Speaking at KU Leuven university, where he was awarded an honorary doctorate, the former Italian prime minister argued that the geopolitical landscape has shifted dramatically, the Sun reports.

"Of all those now caught between the US and China, Europeans alone have the option to become a genuine power themselves," Draghi said.

He presented the bloc with a stark binary: remain "merely a large market, subject to the priorities of others," or take decisive steps to unify as a single global power.

Draghi contended that Europe is currently squeezed between a United States aggressive on tariffs and a China willing to exploit its dominance over global supply chains.

"This is a future in which Europe risks becoming subordinated, divided, and deindustrialised — at once," he cautioned, adding that a Europe unable to defend its strategic interests would ultimately fail to preserve its values.

Notably, Draghi observed that the current US administration has made it "clear" that it views "European political fragmentation as serving its interests."

To avert this decline, he asserted that the EU must diversify its trade relationships and evolve from a loose confederation into a true federation.

"Where Europe has federated — on trade, on competition, on the single market, on monetary policy — we are respected as a power and negotiate as one," he stated.

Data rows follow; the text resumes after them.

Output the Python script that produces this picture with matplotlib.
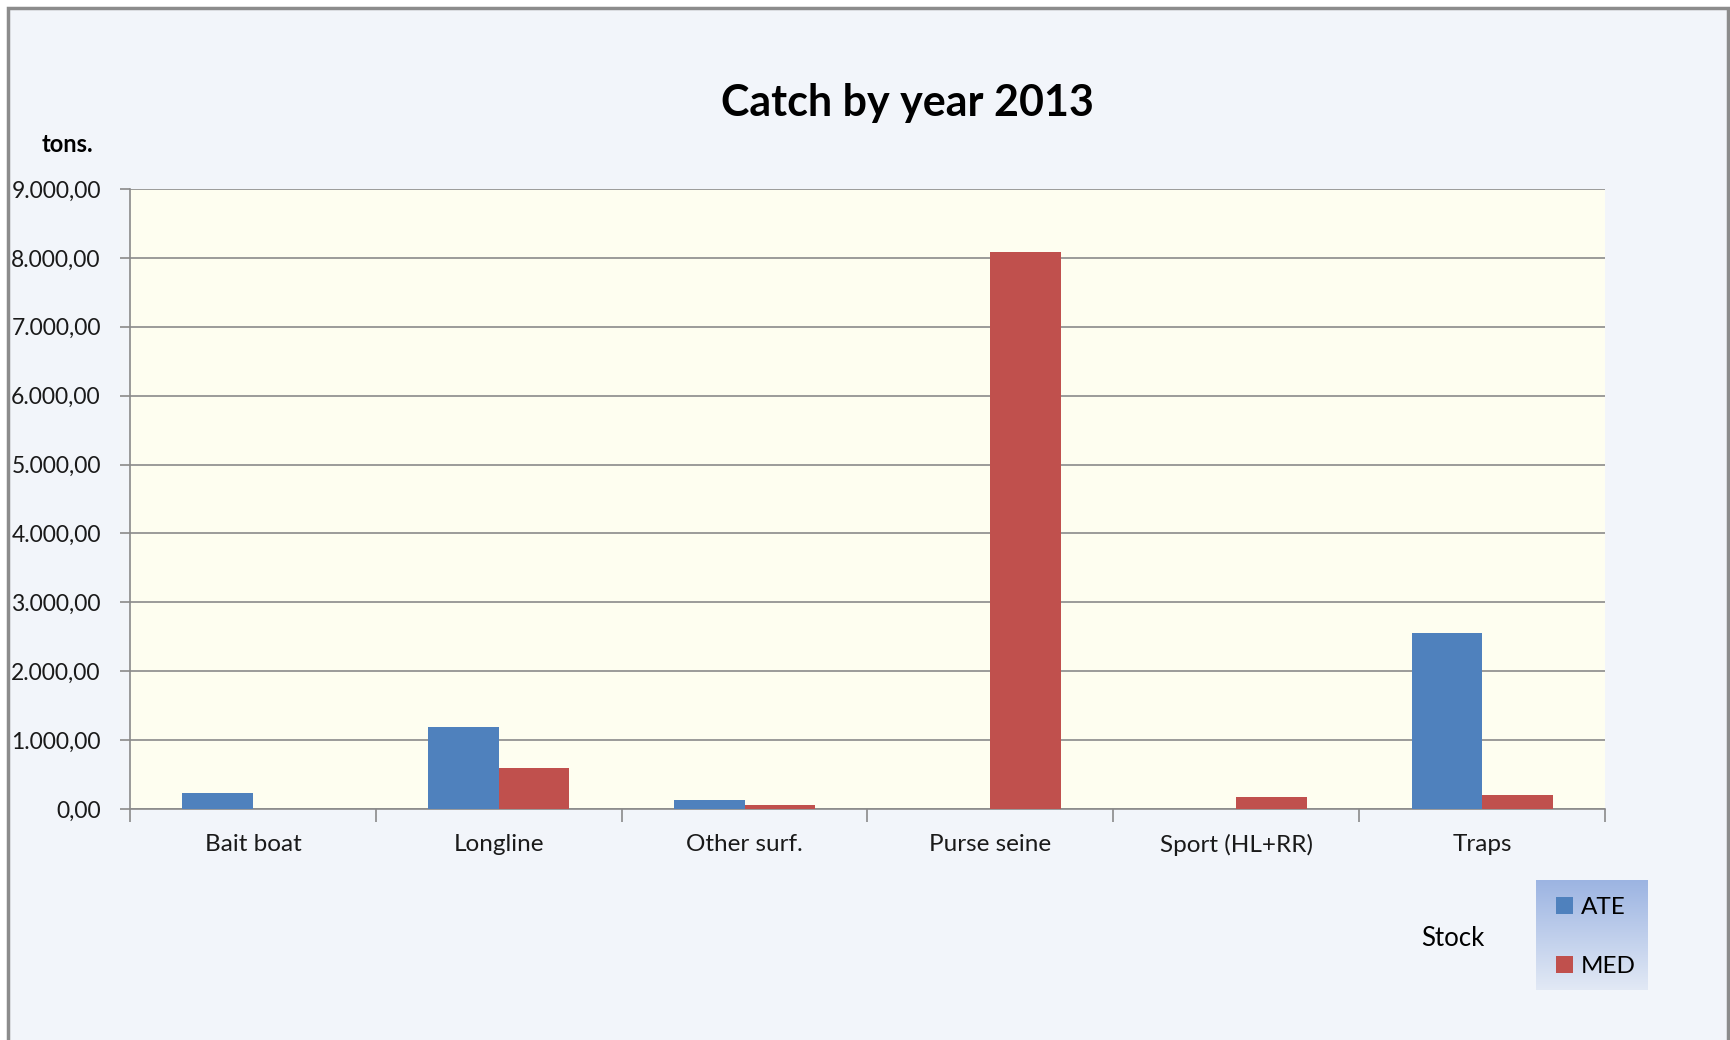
import numpy as np
import matplotlib.pyplot as plt
from matplotlib.patches import Rectangle, Patch
from matplotlib.ticker import FuncFormatter, MultipleLocator

plt.rcParams['font.family'] = ['Lato', 'DejaVu Sans']

# Catch (tons) by gear and stock, 2013
gears = ['Bait boat', 'Longline', 'Other surf.', 'Purse seine', 'Sport (HL+RR)', 'Traps']
ate = [230, 1190, 130, 0, 0, 2550]
med = [0, 600, 60, 8080, 170, 205]
stocks = ['ATE', 'MED']
colors = ['#4F81BD', '#C0504D']

W, H = 1730, 1040
fig = plt.figure(figsize=(W / 100, H / 100), dpi=100, facecolor='white')

# chart area background with grey frame
fig.patches.append(Rectangle((8 / W, -0.05), (1728 - 8) / W, 1.05 - 8 / H,
                             transform=fig.transFigure, facecolor='#F2F5FA',
                             edgecolor='#8C8C8C', linewidth=2.5, zorder=-10))

ax = fig.add_axes([130 / W, 1 - 809 / H, (1605 - 130) / W, (809 - 189) / H])
ax.set_facecolor('#FEFEF0')

x = np.arange(len(gears))
bw = 0.287
ax.bar(x - bw / 2, ate, width=bw, color=colors[0], zorder=3)
ax.bar(x + bw / 2, med, width=bw, color=colors[1], zorder=3)

ax.set_xlim(-0.5, len(gears) - 0.5)
ax.set_ylim(0, 9000)
ax.yaxis.set_major_locator(MultipleLocator(1000))


def euro(v, pos):
    s = f'{v:,.2f}'
    return s.replace(',', 'X').replace('.', ',').replace('X', '.')


ax.yaxis.set_major_formatter(FuncFormatter(euro))
ax.grid(axis='y', color='#8A8A8A', linewidth=1.2, zorder=1)
ax.set_axisbelow(True)

for side in ['top', 'right']:
    ax.spines[side].set_visible(False)
for side in ['left', 'bottom']:
    ax.spines[side].set_color('#8A8A8A')
    ax.spines[side].set_linewidth(1.2)

ax.set_xticks(x)
ax.set_xticklabels(gears, fontsize=17.5, color='#1A1A1A')
ax.tick_params(axis='x', length=0, pad=18)
ax.set_xticks(np.arange(len(gears) + 1) - 0.5, minor=True)
ax.tick_params(axis='x', which='minor', length=9, color='#8A8A8A', width=1.2)
ax.tick_params(axis='y', length=7, color='#8A8A8A', width=1.2, labelsize=16.5,
               labelcolor='#1A1A1A', pad=14)

fig.text(907 / W, 1 - 103 / H, 'Catch by year 2013', ha='center', va='center',
         fontsize=31, fontweight='bold', color='black')
fig.text(67 / W, 1 - 145 / H, 'tons.', ha='center', va='center',
         fontsize=17, fontweight='bold', color='black')
fig.text(1453 / W, 1 - 939 / H, 'Stock', ha='center', va='center',
         fontsize=18.5, color='black')

# legend box with vertical gradient fill
lax = fig.add_axes([1536 / W, 1 - 990 / H, 112 / W, 110 / H])
grad = np.linspace(0, 1, 256).reshape(-1, 1)
c_top = np.array([0x9C, 0xB4, 0xE2]) / 255
c_bot = np.array([0xE2, 0xE9, 0xF5]) / 255
img = c_top[None, None, :] * (1 - grad[:, :, None]) + c_bot[None, None, :] * grad[:, :, None]
lax.imshow(img, extent=[0, 1, 0, 1], aspect='auto', origin='upper')
lax.set_axis_off()
handles = [Patch(facecolor=c, edgecolor='none') for c in colors]
lax.legend(handles, stocks, loc='center left', bbox_to_anchor=(0.18, 0.48), frameon=False,
           fontsize=17.5, handlelength=0.7, handleheight=0.7, handletextpad=0.3,
           labelspacing=1.55, borderpad=0, borderaxespad=0)

fig.savefig('out.png', dpi=100, facecolor=fig.get_facecolor())
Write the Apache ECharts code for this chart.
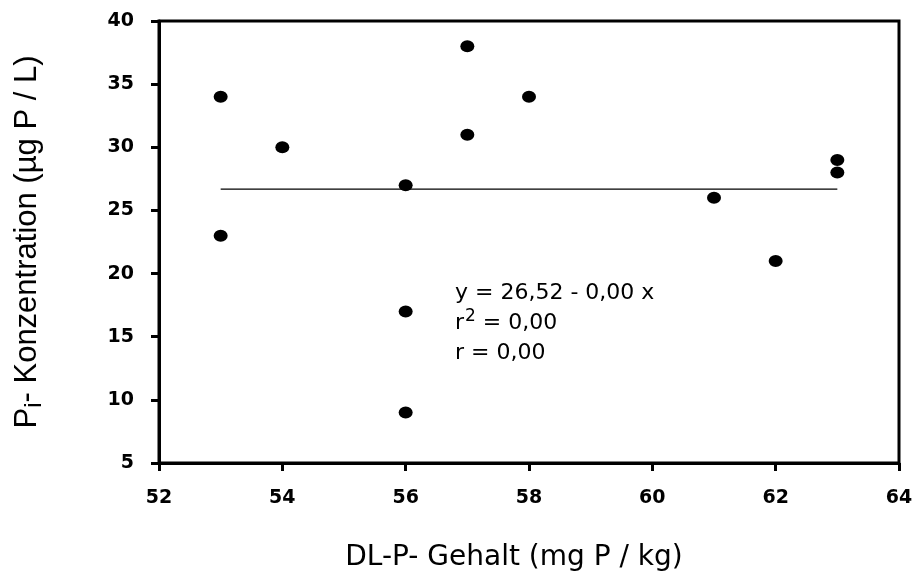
<!DOCTYPE html>
<html>
<head>
<meta charset="utf-8">
<script src="https://cdn.jsdelivr.net/npm/echarts@6/dist/echarts.min.js"></script>
<style>html,body{margin:0;padding:0;background:#fff}#c{width:917px;height:579px}</style>
</head>
<body>
<div id="c"></div>
<script>
// Data
const xValues = [53, 53, 54, 56, 56, 56, 57, 57, 58, 61, 62, 63, 63];
const yValues = [34, 23, 30, 27, 17, 9, 38, 31, 34, 26, 21, 29, 28];
const fitX = [53, 63];
const fitY = [26.69, 26.69];
const xTicks = [52, 54, 56, 58, 60, 62, 64];
const yTicks = [5, 10, 15, 20, 25, 30, 35, 40];
const eqLines = ['y = 26,52 - 0,00 x', '0,00', 'r = 0,00'];

const chart = echarts.init(document.getElementById('c'));
const F = '"Liberation Sans", Arial, sans-serif';
const D = '"DejaVu Sans", sans-serif';
chart.setOption({
  animation: false,
  backgroundColor: '#fff',
  grid: { left: 159, right: 18, top: 21, bottom: 116, show: true, borderColor: '#000', borderWidth: 3 },
  xAxis: {
    type: 'value', min: xTicks[0], max: xTicks[xTicks.length - 1], interval: 2,
    axisLine: { lineStyle: { color: '#000', width: 3 } },
    axisTick: { length: 8, lineStyle: { color: '#000', width: 3 } },
    splitLine: { show: false },
    axisLabel: { margin: 26, color: '#000', fontFamily: D, fontWeight: 'bold', fontSize: 19 },
    name: 'DL-P- Gehalt (mg P / kg)', nameLocation: 'middle', nameGap: 81,
    nameTextStyle: { color: '#000', fontFamily: D, fontSize: 28, padding: [0, 30, 0, 0] }
  },
  yAxis: {
    type: 'value', min: yTicks[0], max: yTicks[yTicks.length - 1], interval: 5,
    axisLine: { lineStyle: { color: '#000', width: 3 } },
    axisTick: { length: 8, lineStyle: { color: '#000', width: 3 } },
    splitLine: { show: false },
    axisLabel: { margin: 25, color: '#000', fontFamily: D, fontWeight: 'bold', fontSize: 19 },
    name: 'P{sub|i}- Konzentration (µg P / L)', nameLocation: 'middle', nameGap: 113,
    nameTextStyle: {
      color: '#000', fontFamily: F, fontSize: 31,
      rich: { sub: { fontFamily: F, fontSize: 24, color: '#000', padding: [13, 0, 0, 0] } }
    }
  },
  graphic: [{
    type: 'text', left: 455, top: 282,
    style: {
      text: '{t|' + eqLines[0] + '}\n{t|r}{s|2}{t| = ' + eqLines[1] + '}\n{t|' + eqLines[2] + '}',
      fill: '#000',
      rich: {
        t: { fontFamily: D, fontSize: 22, lineHeight: 30, fill: '#000', color: '#000' },
        s: { fontFamily: D, fontSize: 17, lineHeight: 30, verticalAlign: 'top', fill: '#000', color: '#000', padding: [0, 0, 10, 1] }
      }
    }
  }],
  series: [
    {
      type: 'line', data: fitX.map((x, i) => [x, fitY[i]]), symbol: 'none',
      lineStyle: { color: '#000', width: 1.2 }, z: 1
    },
    {
      type: 'scatter', data: xValues.map((x, i) => [x, yValues[i]]),
      symbol: 'circle', symbolSize: [14, 12], itemStyle: { color: '#000', opacity: 1 }, z: 2
    }
  ]
});
</script>
</body>
</html>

"Where we have not — on defence, on industrial policy, on foreign affairs — we are treated as a loose assembly of middle-sized states."

He acknowledged that integration might proceed at different speeds but insisted it is necessary for survival in a "now defunct global order."

"We are all in the same position of vulnerability, whether we see it yet or not," Draghi said. "The old divisions that paralysed us have been overtaken by a common threat."

Draghi, who authored a landmark 2024 report on the EU economy containing hundreds of recommendations—few of which have been implemented—is scheduled to join an informal gathering of European leaders in Alden on February 12 to discuss competitiveness.